Les femmes, actrices-clefs de la sécurité alimentaire
Dans les pays en développement, les femmes apportent des contributions essentielles à l’inclusion sociale et à l’économie rurale. Elles représentent, en moyenne, selon de récentes données internationales, 43 % de la main-d’œuvre agricole. Mais, leur rôle n’est pas suffisamment reconnu. Dans un remarquable dossier réalisé par Le Monde Afrique (1), la journaliste Camille Lafrance met en évidence le rôle des femmes africaines dans l’agriculture : si elles sont en passe de devenir les actrices-clefs de la sécurité alimentaire du continent, elles font toujours l’objet de discrimination. Elles ont plus difficilement accès que les hommes aux ressources et aux intrants agricoles. Elles ont moins de terre et de bétail que les hommes, utilisent moins de semences améliorées, achètent moins d’intrants comme les engrais. Elles ont des difficultés d’accès aux financements et aux assurances. Elles ont un niveau d’instruction inférieur et un accès moindre aux services de formation et de vulgarisation.

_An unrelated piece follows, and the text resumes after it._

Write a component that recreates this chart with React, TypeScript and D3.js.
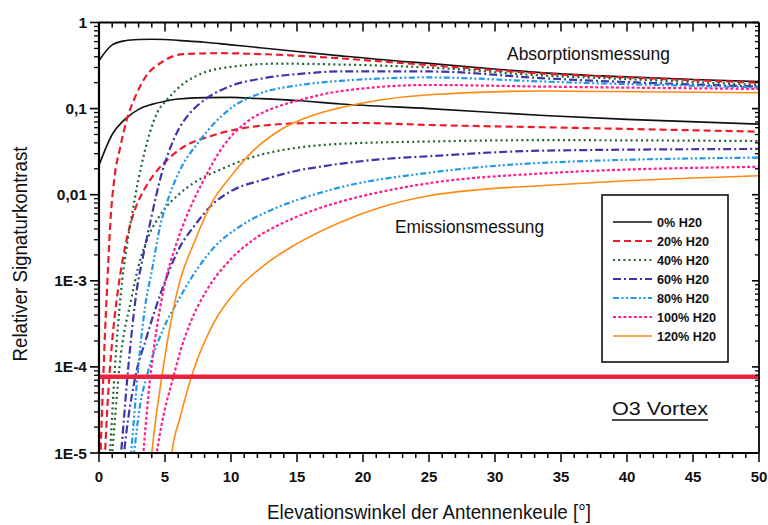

Mieux accompagner les femmes rurales dans le secteur agricole, investir dans le renforcement de leurs compétences et leur donner accès à du matériel et aux financements permet d’atteindre cinq objectifs : 1) ralentir l’exode rural en améliorant les conditions de vie au village par l’augmentation des revenus des petits exploitants 2) lutter plus efficacement contre la sécheresse et l’appauvrissement des sols causés par le changement climatique et la surexploitation des terres 3) diversifier les productions agricoles et la pratique des formes nouvelles de production, notamment à travers l’agro-écologie 4) consolider l’impact positif des femmes sur les enfants (santé, éducation) et la vie familiale 5) garantir la sécurité alimentaire. Partout en Afrique, l’agriculture et les formes nouvelles de production agricole, en particulier les pratiques agro-écologiques mieux acceptées par les femmes, sont au service de leur émancipation et de leur indépendance. Voilà pourquoi, dans le secteur agricole, l’Afrique doit miser sur les femmes.
Christian Gambotti
Agrégé de l’Université – Président du think tank Afrique & Partage – Directeur général de l’Université de l’Atlantique
Contact : cg@afriquepartage.org
(1) Camille Lafrance, enquête publiée le 15 juin 2022 sur le site du Monde Afrique, « Agriculture : pourquoi l’Afrique doit miser sur les femmes ».